Only the lines from the start of the material through the line containing "plt.rcParams['font.family'] = ['Liberation" are to be extracted, exactly as they appear.

** Begin **

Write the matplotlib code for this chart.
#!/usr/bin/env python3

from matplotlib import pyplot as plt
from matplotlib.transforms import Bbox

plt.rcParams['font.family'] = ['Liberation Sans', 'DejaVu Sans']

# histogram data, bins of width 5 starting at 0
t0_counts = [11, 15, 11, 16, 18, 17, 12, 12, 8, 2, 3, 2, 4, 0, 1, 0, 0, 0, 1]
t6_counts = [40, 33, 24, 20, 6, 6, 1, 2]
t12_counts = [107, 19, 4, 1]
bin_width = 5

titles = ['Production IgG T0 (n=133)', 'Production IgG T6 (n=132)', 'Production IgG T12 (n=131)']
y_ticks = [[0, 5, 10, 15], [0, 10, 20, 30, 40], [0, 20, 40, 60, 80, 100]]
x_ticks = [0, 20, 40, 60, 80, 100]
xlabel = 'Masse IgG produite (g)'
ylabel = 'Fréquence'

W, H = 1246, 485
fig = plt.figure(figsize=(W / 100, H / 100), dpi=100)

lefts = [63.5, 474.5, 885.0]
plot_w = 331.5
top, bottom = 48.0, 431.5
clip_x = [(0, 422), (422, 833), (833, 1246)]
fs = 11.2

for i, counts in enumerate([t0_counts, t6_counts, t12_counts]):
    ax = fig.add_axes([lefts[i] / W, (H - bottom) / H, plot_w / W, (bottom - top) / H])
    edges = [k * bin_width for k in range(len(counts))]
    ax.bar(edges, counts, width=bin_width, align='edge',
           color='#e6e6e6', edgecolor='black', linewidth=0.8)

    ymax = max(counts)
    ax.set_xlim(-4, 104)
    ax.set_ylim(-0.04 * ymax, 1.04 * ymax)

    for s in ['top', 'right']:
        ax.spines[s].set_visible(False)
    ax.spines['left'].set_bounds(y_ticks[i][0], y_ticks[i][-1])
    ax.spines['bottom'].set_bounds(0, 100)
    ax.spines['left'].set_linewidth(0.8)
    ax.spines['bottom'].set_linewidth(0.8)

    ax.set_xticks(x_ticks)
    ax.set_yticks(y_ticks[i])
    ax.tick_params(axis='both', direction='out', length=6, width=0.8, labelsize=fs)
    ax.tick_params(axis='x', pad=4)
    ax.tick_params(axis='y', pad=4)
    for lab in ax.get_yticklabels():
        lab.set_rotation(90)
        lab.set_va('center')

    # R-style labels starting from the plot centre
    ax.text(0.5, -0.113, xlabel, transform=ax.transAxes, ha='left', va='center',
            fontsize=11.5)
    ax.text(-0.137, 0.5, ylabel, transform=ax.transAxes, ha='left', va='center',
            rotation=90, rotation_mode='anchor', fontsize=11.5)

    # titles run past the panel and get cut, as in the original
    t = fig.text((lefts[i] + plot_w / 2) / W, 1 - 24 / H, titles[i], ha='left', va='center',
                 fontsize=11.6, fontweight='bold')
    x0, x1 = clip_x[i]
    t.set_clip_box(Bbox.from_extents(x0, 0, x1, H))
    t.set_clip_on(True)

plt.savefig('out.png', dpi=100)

** End **

▶ [Problem solution]:
Write the matplotlib code for this chart.
#!/usr/bin/env python3

from matplotlib import pyplot as plt
from matplotlib.transforms import Bbox

plt.rcParams['font.family'] = ['Liberation Sans', 'DejaVu Sans']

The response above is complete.